7. Have you ever prayed in public? See you at the pole? I better not. Praying at graduation? God, forgive us. And that family prayer before Sunday lunch at Cracker Barrel? It’s gotta go. Matthew 6:5 lays down the law when it comes to praying in public – it makes you a Pharisee. So don’t do it. It’s that simple.
8. Do you hate your family? With all of our ministries and programs dedicated to children, youth, and families this is an area nearly all of us in the church struggle with. You might say we focus on the family too much. But if we’re going to live by biblical principles, then Luke 14:26 is clear – we need to hate our families.
9. Have you been baptized for the dead? “But I’m not a Mormon,” you say, “Why would I do that?” Well, because the Bible says so. Paul is clear in 1 Corinthians 15:29 that early church members took turns standing in as baptismal candidates for people who couldn’t be there because, you know, they were dead and what not. So, the next time your church has a baptismal service, make sure you’re first in line to volunteer to be baptized for folks in the cemetery down the street. Better yet, go ahead and start collecting names from the obituary in your local paper so you’re prepared in season and out.
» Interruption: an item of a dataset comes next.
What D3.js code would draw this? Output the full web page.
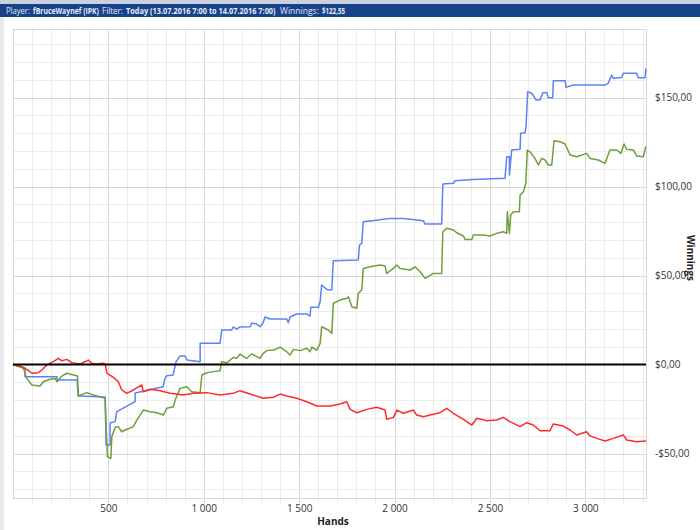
<!DOCTYPE html>
<html><head><meta charset="utf-8">
<script src="https://cdn.jsdelivr.net/npm/d3@7"></script>
<style>body{margin:0;background:#fff;}svg{display:block;}</style>
</head><body><svg id="c" width="700" height="530"></svg>
<script>
// ---- data ----
const headerTexts = ["Player:", "fBruceWaynef (IPK)", "Filter:", "Today (13.07.2016 7:00 to 14.07.2016 7:00)", "Winnings:", "$122,55"];
const headerBold = [false, true, false, true, false, true];
const xTickValues = [500, 1000, 1500, 2000, 2500, 3000];
const yTickValues = [-50, 0, 50, 100, 150];
const xTitle = "Hands";
const yTitle = "Winnings";

// Blue series (showdown winnings)
const blueHands = [0,63,63,231,231,336,341,483,488,509,509,535,544,640,640,787,797,806,839,855,876,902,912,981,981,1085,1094,1147,1154,1173,1190,1243,1252,1278,1295,1311,1321,1347,1435,1443,1452,1487,1540,1557,1561,1601,1610,1618,1645,1671,1679,1810,1816,1828,1836,1915,1976,2046,2151,2160,2247,2253,2308,2317,2413,2579,2588,2602,2602,2614,2658,2661,2684,2689,2698,2719,2742,2763,2777,2798,2806,2829,2832,2894,2899,2937,3103,3120,3138,3147,3191,3199,3269,3278,3313,3318];
const blueValues = [0,-2.0,-6.9,-6.9,-8.7,-8.7,-17.7,-18.3,-45.2,-45.2,-32.9,-32.1,-26.5,-20.9,-16.0,-12.5,-7.6,-6.3,-5.9,1.6,4.8,4.8,2.5,1.6,11.9,11.9,19.4,19.4,21.1,19.9,21.1,21.2,23.3,22.7,21.2,23.5,26.7,25.6,25.6,23.5,26.7,28.4,28.4,27.2,32.1,32.1,35.3,44.7,42.2,41.9,58.3,58.7,67.1,68.1,80.2,81.2,82.1,82.1,80.8,78.9,78.9,101.4,101.8,103.3,104.0,104.6,116.7,116.7,106.5,120.5,120.9,129.9,130.2,133.6,153.3,152.4,148.6,148.6,152.7,152.7,149.9,149.9,159.4,159.4,155.7,157.0,157.0,158.0,162.6,160.8,161.3,163.6,163.6,161.1,161.1,166.4];

// Green series (net winnings)
const greenHands = [0,55,72,99,142,159,194,221,230,256,282,317,338,343,387,421,456,483,488,495,513,518,535,552,570,588,631,649,683,719,754,788,806,841,850,876,911,937,981,990,1016,1050,1085,1094,1121,1155,1173,1190,1225,1252,1278,1295,1312,1330,1365,1400,1435,1452,1470,1505,1540,1557,1566,1592,1610,1618,1653,1671,1679,1714,1750,1758,1776,1802,1810,1828,1836,1872,1924,1950,1959,1994,2012,2029,2081,2107,2134,2160,2203,2247,2253,2274,2308,2326,2361,2369,2405,2413,2465,2500,2536,2570,2588,2591,2602,2609,2623,2654,2658,2675,2688,2696,2710,2736,2754,2771,2789,2806,2824,2836,2867,2894,2920,2955,3007,3025,3068,3103,3129,3165,3186,3203,3217,3252,3269,3304,3318];
const greenValues = [0,-2.1,-7.8,-11.5,-12.1,-9.7,-8.3,-7.8,-9.7,-6.5,-4.9,-5.9,-6.5,-17.7,-15.8,-17.1,-18.1,-19.0,-34.9,-51.8,-52.7,-40.6,-35.3,-34.9,-37.8,-36.8,-34.9,-31.2,-25.6,-26.5,-27.1,-28.4,-24.6,-23.7,-19.9,-13.4,-12.5,-15.3,-15.8,-5.9,-4.6,-4.0,-3.5,1.6,1.0,4.0,3.5,5.9,3.5,5.9,4.4,3.5,6.3,7.8,8.1,9.7,7.2,5.3,8.5,7.8,9.1,7.2,9.7,8.1,11.9,21.2,19.4,17.5,34.4,36.2,37.2,38.1,32.5,31.6,40.0,41.9,54.0,54.9,55.9,55.3,51.2,54.0,55.9,54.0,53.1,54.9,52.1,48.4,51.2,51.2,74.6,76.5,75.6,74.0,72.2,70.3,70.3,72.8,72.8,72.2,73.7,74.6,73.7,85.8,73.7,84.0,85.8,85.8,95.2,97.1,101.8,120.5,119.5,115.8,112.1,115.8,114.9,112.1,112.1,125.7,125.2,123.9,117.7,116.7,118.6,115.8,114.9,113.0,120.5,120.5,118.6,123.9,120.9,120.5,117.1,116.7,122.55];

// Red series (non-showdown winnings)
const redHands = [0,37,72,99,133,151,177,194,212,238,256,282,308,352,395,413,439,474,483,492,526,552,570,596,631,675,683,719,771,823,893,945,1016,1085,1155,1190,1243,1312,1365,1400,1435,1487,1540,1592,1662,1714,1750,1767,1802,1854,1907,1950,1959,1994,2012,2046,2099,2116,2151,2186,2238,2274,2308,2361,2405,2431,2483,2536,2570,2605,2658,2693,2727,2763,2815,2832,2885,2920,2955,3007,3025,3060,3103,3147,3199,3217,3269,3318];
const redValues = [0,-0.8,-2.7,-4.9,-4.6,-3.1,-0.3,0.7,1.6,3.5,2.1,2.9,1.0,0.3,2.5,0.7,0.3,0.7,0.3,-4.9,-7.2,-9.7,-14.3,-16.2,-14.3,-11.5,-15.3,-13.9,-14.7,-16.2,-17.1,-16.2,-15.8,-17.1,-16.2,-14.7,-16.6,-19.0,-18.4,-16.6,-17.7,-19.0,-20.9,-23.3,-23.3,-22.2,-20.9,-25.2,-27.1,-25.2,-24.0,-25.6,-30.8,-29.7,-25.6,-27.4,-25.6,-28.4,-29.3,-28.4,-27.1,-24.6,-27.4,-30.8,-34.0,-30.2,-31.6,-31.2,-29.7,-32.1,-34.9,-32.7,-34.0,-37.2,-37.2,-33.4,-34.6,-36.8,-39.6,-37.8,-40.2,-41.5,-43.0,-41.5,-39.6,-42.4,-43.4,-43.0];

// ---- drawing ----
(function () {
const svg = d3.select("#c");
const W = 700, H = 530;
const pL = 13, pR = 646, pT = 29, pB = 498;
const x = d3.scaleLinear().domain([0, 3318]).range([pL, pR]);
const y = d3.scaleLinear().domain([-75, 188.5]).range([pB, pT]);

// header bar
svg.append("rect").attr("x",0).attr("y",0).attr("width",W).attr("height",4).attr("fill","#c9d1de");
svg.append("rect").attr("x",0).attr("y",4).attr("width",W).attr("height",13).attr("fill","#17428a");
// header text pieces: start x and width taken from the reference layout (condensed by horizontal scaling)
const headerX = [6, 33, 102, 126, 280, 322];
const headerW = [24, 66, 21, 150, 39, 23];
headerTexts.forEach((t, i) => {
  const gg = svg.append("g");
  const tx = gg.append("text").attr("x", 0).attr("y", 0)
    .attr("font-family","'Open Sans', sans-serif").attr("font-size",8.5)
    .attr("font-weight", headerBold[i] ? "bold" : "normal").attr("fill","#e6ebf5").text(t);
  const natural = tx.node().getComputedTextLength();
  gg.attr("transform", `translate(${headerX[i]},13.5) scale(${headerW[i] / natural},1)`);
});
// left strip
svg.append("rect").attr("x",0).attr("y",17).attr("width",4).attr("height",H-17).attr("fill","#e7ebf1");

// grid
const g = svg.append("g");
d3.range(100, 3318, 100).forEach(h => {
  g.append("line").attr("x1",Math.round(x(h))+0.5).attr("x2",Math.round(x(h))+0.5).attr("y1",pT).attr("y2",pB+5)
    .attr("stroke", h % 500 === 0 ? "#d6d6d6" : "#ebebeb").attr("stroke-width",1);
});
d3.range(-70, 189, 10).forEach(v => {
  if (v === 0) return;
  g.append("line").attr("x1",pL).attr("x2",pR).attr("y1",Math.round(y(v))+0.5).attr("y2",Math.round(y(v))+0.5)
    .attr("stroke", v % 50 === 0 ? "#d6d6d6" : "#ebebeb").attr("stroke-width",1);
});
// border
g.append("rect").attr("x",pL+0.5).attr("y",pT+0.5).attr("width",pR-pL).attr("height",pB-pT)
  .attr("fill","none").attr("stroke","#d8d8d8");

// axes labels
const fmtX = d => d3.format(",")(d).replace(/,/g, " ");
const fmtY = d => (d < 0 ? "-" : "") + "$" + Math.abs(d).toFixed(2).replace(".", ",");
const xa = svg.append("g").attr("transform",`translate(0,${pB})`)
  .call(d3.axisBottom(x).tickValues(xTickValues).tickFormat(fmtX).tickSize(0).tickPadding(7));
const ya = svg.append("g").attr("transform",`translate(${pR},0)`)
  .call(d3.axisRight(y).tickValues(yTickValues).tickFormat(fmtY).tickSize(0).tickPadding(9));
[xa, ya].forEach(a => {
  a.select(".domain").remove();
  a.selectAll("text").attr("font-family","'Open Sans', sans-serif").attr("font-size",10).attr("fill","#333");
});

svg.append("text").attr("x",333).attr("y",525).attr("text-anchor","middle")
  .attr("font-family","'Open Sans', sans-serif").attr("font-size",10).attr("font-weight","bold").attr("fill","#222").text(xTitle);
svg.append("text").attr("transform",`translate(687,258) rotate(90)`).attr("text-anchor","middle")
  .attr("font-family","'Open Sans', sans-serif").attr("font-size",10).attr("font-weight","bold").attr("fill","#222").text(yTitle);

// series
const line = d3.line().x(d => x(d[0])).y(d => y(d[1]));
const series = [
  {h: blueHands, v: blueValues, c: "#5b82f6"},
  {h: greenHands, v: greenValues, c: "#6f9e3c"},
  {h: redHands, v: redValues, c: "#ff2a2a"}
];
series.forEach(s => {
  svg.append("path").datum(s.h.map((h, i) => [h, s.v[i]])).attr("d", line)
    .attr("fill","none").attr("stroke", s.c).attr("stroke-width",1.5).attr("stroke-linejoin","round");
});

// zero line
svg.append("line").attr("x1",pL).attr("x2",pR).attr("y1",y(0)).attr("y2",y(0))
  .attr("stroke","#000").attr("stroke-width",2);
})();
</script></body></html>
10. Are you drinking wine every day? Now, I know this one is probably easier to follow for some in the church than others, since some denominations already condone social drinking. But if (like me) you’re part of one of those denominations that unfortunately rejects this biblical value and condemns drinking, take a stand for the biblical principle found in 1 Timothy 5:23, build a wine cellar in your basement, and bottoms up for your health.
11. Do you give anything to anyone who asks? This biblical principle found in both Matthew 5:42 and Luke 6:30 is great because it’ll go a long way in helping you live out that poverty principle. It might even help a few need folks along the way. Who knows? Oh, and just think how this will help lower crime rates if we eradicate the word “no” from our vocabulary!! “Give me your wallet!” Sure. “And you’re car!” Here are the keys. “Well, while we’re at it, I want your house too!” As you wish.
12. When’s the last time you participated in ethnic cleansing? This biblical principle is getting a lot harder to follow these days, what with that Geneva Convention nonsense. But we all know that laws against genocide are really just Christian persecution in disguise. After all, why would the Bible mention ethnic cleansing so many times if we weren’t supposed to wipe out the modern day Amalekites and totally destroy all that belongs to them, not sparing them, but putting to death men and women, children and infants (1 Samuel 15:3)?
Now, you may be thinking to yourself that a couple of these don’t sound that bad, but some of them sound really icky and more than a bit illegal.
Which is I’m guessing you might be wondering, “Do I really have to follow all of these biblical principles?”
Well, if living by biblical principles means following all of the Bible and not just the parts you’re comfortable with, then yeah you do.
But don’t context and matter? Well, no, not if they don’t matter for keeping women silent in the church, condemning homosexuality, waging war, and keeping aliens from a foreign land out of our country.
You see, the problem is that if context and interpretation do matter when it comes to following biblical principles, then the firm foundation for our claim to follow the Bible even when it makes us uncomfortable begins to crumble.
Because if we concede the importance of context and interpretation when following biblical principles, then we’ll ultimately have to concede the unthinkable.
That it can’t be as simple as “the Bible says so and that settles it” when we’re not actually doing most of what the Bible says to do to begin with.